As the lonely Bronx butcher who finds middle-aged love with an introverted school-teacher (Betsy Blair), Borgnine graduated from character player to star. The film's enormous success surprised even the director. Mann was so sure that he would not win the Oscar (his competition included David Lean and Elia Kazan) that he had no speech prepared and said simply, "Thank you very much." Mann's work for the cinema was sometimes criticised for lack of cinematic flair, but his sense of drama and direction of players were considered exemplary. Several performers won Oscars or nominations in Mann's films.

His second film was an adaptation of Chayevsky's The Bachelor Party (1957), an exploration of the foibles and passions exposed at a party given by a group of New York book-keepers. Though less popular than Marty, it won praise for its depiction of urban frustration – its message, like that of the later Sondheim musical Company, seemed to be that marriage is depressing but it is better than being alone – and for the performances from such players as Jack Warden, E.G. Marshall and Carolyn Jones, with Jones being nominated for an Oscar for her touching portrayal of a love-starved Greenwich Village existentialist.

Another play transcription, Terence Rattigan's Separate Tables (1957), became one of Mann's finest films. On stage, it had taken the form of two one-act plays set in a hotel, with its two stars playing different couples in each play but with the same supporting cast. The film skilfully integrated both plays, with the leading roles taken by four players. Wendy Hiller won an Oscar for her performance, as did David Niven for his bravura depiction of a poseur with a dark secret.

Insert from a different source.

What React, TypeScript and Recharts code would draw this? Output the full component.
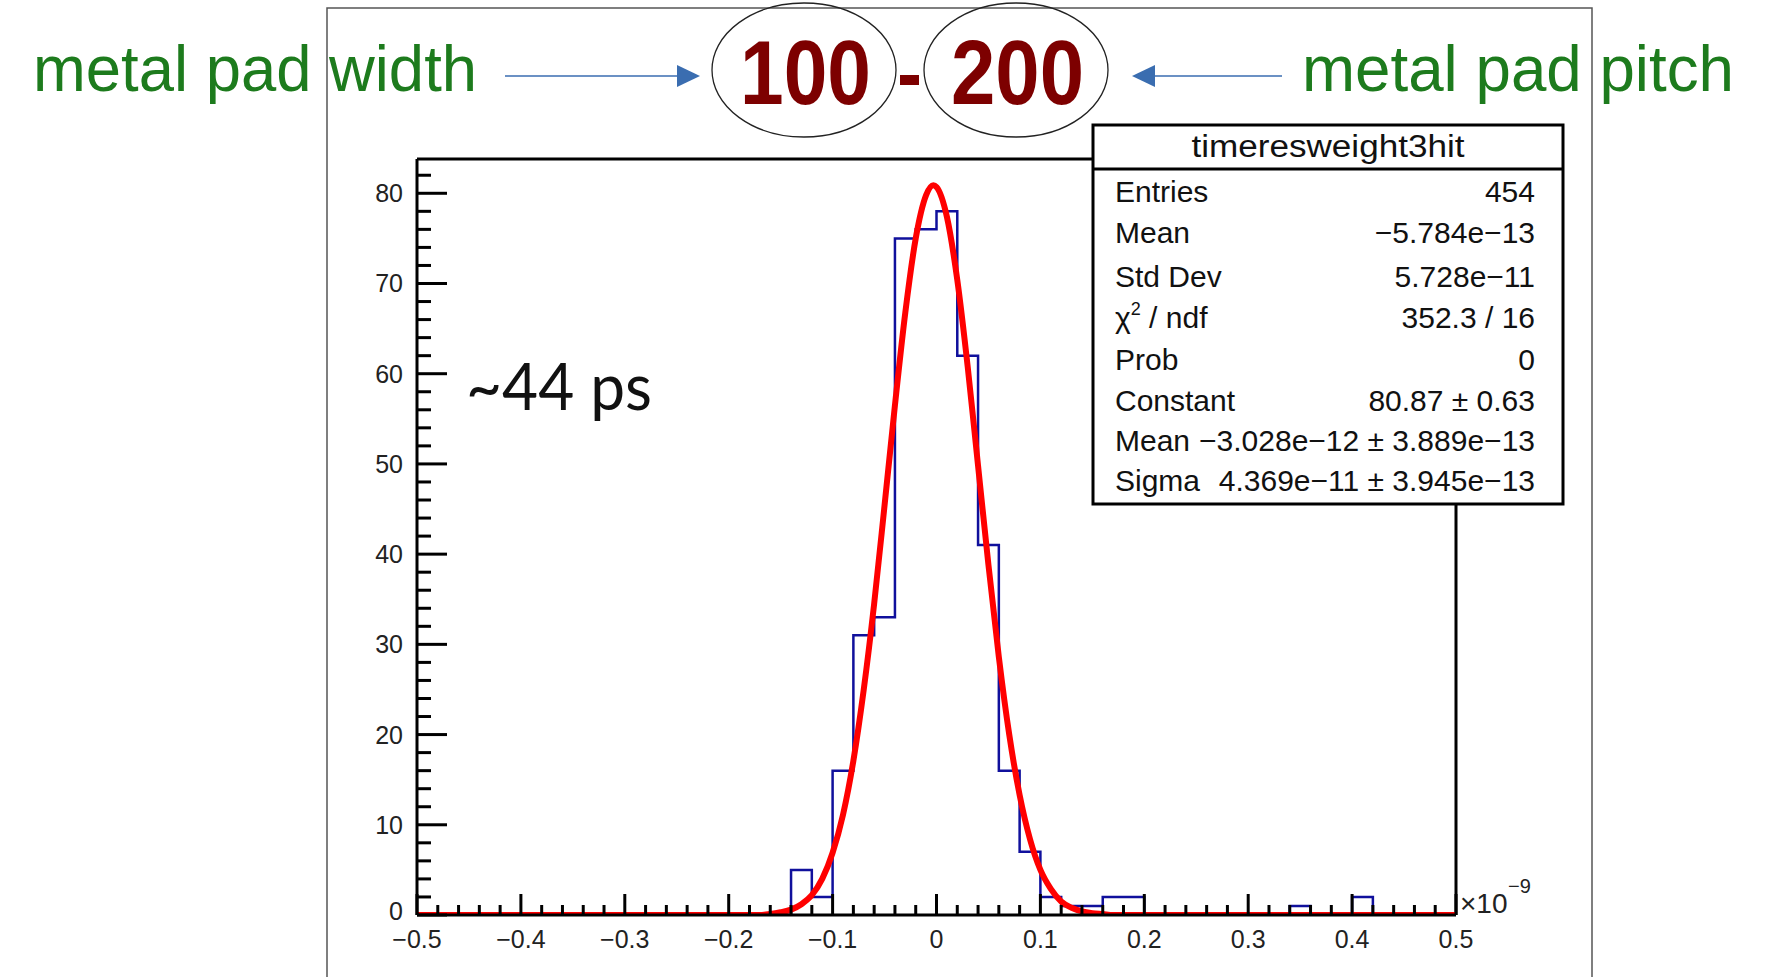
import React from 'react'
import { ComposedChart, Line, XAxis, YAxis, ReferenceLine } from 'recharts'

// histogram: bin edges (units of 1e-9 s, width 0.02) and counts per bin
const BIN_EDGES = [
  -0.5, -0.48, -0.46, -0.44, -0.42, -0.4, -0.38, -0.36, -0.34, -0.32,
  -0.3, -0.28, -0.26, -0.24, -0.22, -0.2, -0.18, -0.16, -0.14, -0.12,
  -0.1, -0.08, -0.06, -0.04, -0.02, 0, 0.02, 0.04, 0.06, 0.08,
  0.1, 0.12, 0.14, 0.16, 0.18, 0.2, 0.22, 0.24, 0.26, 0.28,
  0.3, 0.32, 0.34, 0.36, 0.38, 0.4, 0.42, 0.44, 0.46, 0.48, 0.5,
]
const BIN_COUNTS = [
  0, 0, 0, 0, 0, 0, 0, 0, 0, 0,
  0, 0, 0, 0, 0, 0, 0, 0, 5, 2,
  16, 31, 33, 75, 76, 78, 62, 41, 16, 7,
  2, 1, 1, 2, 2, 0, 0, 0, 0, 0,
  0, 0, 1, 0, 0, 2, 0, 0, 0, 0,
]

// gaus fit curve
const FIT_X = [
  -0.5, -0.3, -0.2, -0.17, -0.16, -0.15, -0.14, -0.13, -0.12, -0.11,
  -0.1, -0.09, -0.08, -0.07, -0.06, -0.05, -0.04, -0.03, -0.02, -0.01,
  -0.003, 0, 0.01, 0.02, 0.03, 0.04, 0.05, 0.06, 0.07, 0.08,
  0.09, 0.1, 0.11, 0.12, 0.13, 0.14, 0.15, 0.16, 0.17, 0.2, 0.3, 0.5,
]
const FIT_Y = [
  0, 0, 0, 0, 0.1, 0.3, 0.6, 1.2, 2.2, 4.0,
  6.9, 11.1, 17.1, 25.0, 34.5, 45.4, 56.5, 66.8, 75.0, 79.8,
  80.9, 80.7, 77.4, 70.4, 60.8, 49.8, 38.8, 28.6, 20.0, 13.3,
  8.4, 5.0, 2.9, 1.5, 0.8, 0.4, 0.2, 0.1, 0, 0, 0, 0,
]

const Y_MAX = 83.8
const Y_TICKS = Array.from({ length: 42 }, (_, i) => i * 2)

const STATS_TITLE = 'timeresweight3hit'
const STATS_LABELS = ['Entries', 'Mean', 'Std Dev', 'chi2', 'Prob', 'Constant', 'Mean', 'Sigma']
const STATS_VALUES = [
  '454', '\u22125.784e\u221213', '5.728e\u221211', '352.3 / 16', '0',
  '80.87 \u00b1 0.63', '\u22123.028e\u221212 \u00b1 3.889e\u221213', '4.369e\u221211 \u00b1 3.945e\u221213',
]

const FONT = "'Liberation Sans', Arial, sans-serif"
const Y_MARGIN = 14
const X_MARGIN = 8

const histData = BIN_EDGES.map((x, i) => ({ x, n: BIN_COUNTS[Math.min(i, BIN_COUNTS.length - 1)] }))
const fitData = FIT_X.map((x, i) => ({ x, f: FIT_Y[i] }))

const fmtX = (v: number) => {
  if (Math.abs(v) < 1e-9) return '0'
  return (v < 0 ? '\u2212' : '') + Math.abs(v).toFixed(1)
}

const YTick = (props: any) => {
  const { x, y, payload } = props
  const v = payload.value
  const major = v % 10 === 0
  const ax = x + Y_MARGIN
  return (
    <g>
      <line x1={ax} x2={ax + (major ? 30 : 14)} y1={y} y2={y} stroke="#000" strokeWidth={3} />
      {major && (
        <text x={x} y={y} dy={v === 0 ? '0.2em' : '0.36em'} textAnchor="end" fontFamily={FONT} fontSize={25} fill="#222">
          {v}
        </text>
      )}
    </g>
  )
}

const XTick = (props: any) => {
  const { x, y, payload } = props
  const v = payload.value
  const major = Math.abs(Math.round(v * 10) - v * 10) < 1e-6
  const ay = y - X_MARGIN
  return (
    <g>
      <line x1={x} x2={x} y1={ay} y2={ay - (major ? 21 : 10)} stroke="#000" strokeWidth={3} />
      {major && (
        <text x={x} y={ay + 33} textAnchor="middle" fontFamily={FONT} fontSize={25} fill="#222">
          {fmtX(v)}
        </text>
      )}
    </g>
  )
}

const ROW_Y = [202, 243, 287, 328, 370, 411, 451, 491]

export default function App() {
  return (
    <div style={{ position: 'absolute', left: 0, top: 0, width: 1779, height: 977, background: '#fff', overflow: 'hidden' }}>
      <div style={{ position: 'absolute', left: 327, top: 8 }}>
        <ComposedChart width={1265} height={969} margin={{ top: 151, right: 136, bottom: 0, left: 0 }}>
          <XAxis
            dataKey="x"
            type="number"
            domain={[-0.5, 0.5]}
            allowDataOverflow
            ticks={BIN_EDGES}
            interval={0}
            tick={XTick}
            tickLine={false}
            tickSize={0}
            tickMargin={X_MARGIN}
            height={62}
            axisLine={{ stroke: '#000', strokeWidth: 3 }}
          />
          <YAxis
            type="number"
            domain={[0, Y_MAX]}
            allowDataOverflow
            ticks={Y_TICKS}
            interval={0}
            tick={YTick}
            tickLine={false}
            tickSize={0}
            tickMargin={Y_MARGIN}
            width={90}
            axisLine={{ stroke: '#000', strokeWidth: 3 }}
          />
          <ReferenceLine y={Y_MAX} stroke="#000" strokeWidth={3} />
          <ReferenceLine x={0.5} stroke="#000" strokeWidth={3} />
          <Line
            data={histData}
            dataKey="n"
            type="stepAfter"
            stroke="#10109c"
            strokeWidth={2.5}
            dot={false}
            isAnimationActive={false}
          />
          <Line
            data={fitData}
            dataKey="f"
            type="monotone"
            stroke="#ff0000"
            strokeWidth={6}
            dot={false}
            isAnimationActive={false}
          />
        </ComposedChart>
      </div>

      <svg width={1779} height={977} style={{ position: 'absolute', left: 0, top: 0, pointerEvents: 'none' }}>
        {/* canvas frame */}
        <rect x={327} y={8} width={1265} height={990} fill="none" stroke="#555" strokeWidth={1.5} />

        {/* header annotations */}
        <text x={33} y={91} fontFamily={FONT} fontSize={64} fill="#1d7b1d" textLength={444} lengthAdjust="spacingAndGlyphs">
          metal pad width
        </text>
        <text x={1302} y={91} fontFamily={FONT} fontSize={64} fill="#1d7b1d" textLength={432} lengthAdjust="spacingAndGlyphs">
          metal pad pitch
        </text>
        <line x1={505} x2={680} y1={76} y2={76} stroke="#3a6db0" strokeWidth={1.5} />
        <polygon points="700,76 677,65 677,87" fill="#3a6db0" />
        <line x1={1152} x2={1282} y1={76} y2={76} stroke="#3a6db0" strokeWidth={1.5} />
        <polygon points="1132,76 1155,65 1155,87" fill="#3a6db0" />
        <ellipse cx={804} cy={70} rx={92} ry={67} fill="none" stroke="#222" strokeWidth={1.3} />
        <ellipse cx={1016} cy={70} rx={92} ry={67} fill="none" stroke="#222" strokeWidth={1.3} />
        <text x={740} y={104} fontFamily={FONT} fontWeight="bold" fontSize={90} fill="#7d0000" textLength={131} lengthAdjust="spacingAndGlyphs">
          100
        </text>
        <rect x={900} y={75} width={19} height={10} fill="#7d0000" />
        <text x={951} y={104} fontFamily={FONT} fontWeight="bold" fontSize={90} fill="#7d0000" textLength={133} lengthAdjust="spacingAndGlyphs">
          200
        </text>

        {/* resolution note */}
        <text x={466} y={410} fontFamily="Lato, 'Open Sans', sans-serif" fontSize={66} fill="#111" textLength={186} lengthAdjust="spacingAndGlyphs">
          ~44 ps
        </text>

        {/* axis exponent */}
        <text x={1460} y={913} fontFamily={FONT} fontSize={28} fill="#222">{'\u00d710'}</text>
        <text x={1508} y={893} fontFamily={FONT} fontSize={20} fill="#222">{'\u22129'}</text>

        {/* stats box */}
        <rect x={1093} y={125} width={470} height={379} fill="#fff" stroke="#000" strokeWidth={3} />
        <line x1={1093} x2={1563} y1={169} y2={169} stroke="#000" strokeWidth={3} />
        <text x={1328} y={157} textAnchor="middle" fontFamily={FONT} fontSize={31} fill="#111" textLength={273} lengthAdjust="spacingAndGlyphs">
          {STATS_TITLE}
        </text>
        {STATS_LABELS.map((lab, i) => (
          <text key={'l' + i} x={1115} y={ROW_Y[i]} fontFamily={FONT} fontSize={30} fill="#111">
            {lab === 'chi2' ? (
              <>
                <tspan>{'\u03c7'}</tspan>
                <tspan dy={-13} fontSize={18}>2</tspan>
                <tspan dy={13}>{' / ndf'}</tspan>
              </>
            ) : lab}
          </text>
        ))}
        {STATS_VALUES.map((val, i) => (
          <text key={'v' + i} x={1535} y={ROW_Y[i]} textAnchor="end" fontFamily={FONT} fontSize={30} fill="#111">
            {val}
          </text>
        ))}
      </svg>
    </div>
  )
}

Mann continued to favour theatrical properties, which benefited from his tight framing, though when he collaborated with Chayevsky again on the story of a May-December romance, Middle of the Night (1959), he opened it out enough to give a potent evocation of its New York setting.

William Inge's Pulitzer Prize-winning play about small-town adultery and prejudice, The Dark at the Top of the Stairs (1960), was sensitively handled by Mann, with Shirley Knight winning a supporting actress Oscar nomination, but The Outsider (1962) was a muddled account of the tragic life story of Ira Hayes, the Pima Indian who was one of those in the famous Second World War photograph of the raising of the flag at Iwo Jima.

Mann then, in a radical departure, directed Doris Day and Rock Hudson in one of the funniest films the two stars made together, Lover Come Back (1961), and he followed it with another hit comedy, That Touch of Mink (1962). It was to be Mann's last big success with theatrical movies – subsequent films included A Gathering of Eagles (1962), Dear Heart (1963), and, his last film, a Disney production, Night Crossing (1982), which told the true story of two families who escaped from East to West Germany in a hot air balloon.

Mann continued to work on television throughout his career. He was nominated for Emmys for Breaking Up (1977) and All Quiet on the Western Front (1979), the latter reuniting him with Ernest Borgnine. He had won his first Emmy nomination in 1955 when he directed an engaging musical version of Thornton Wilder's Our Town, featuring Paul Newman and in which Frank Sinatra, as the narrator, introduced the James Van Heusen-Sammy Cahn standard "Love and Marriage". Mann's later television work included praised versions of David Copperfield (1970), with Laurence Olivier, and Jane Eyre (1971) starring Susannah York and George C. Scott.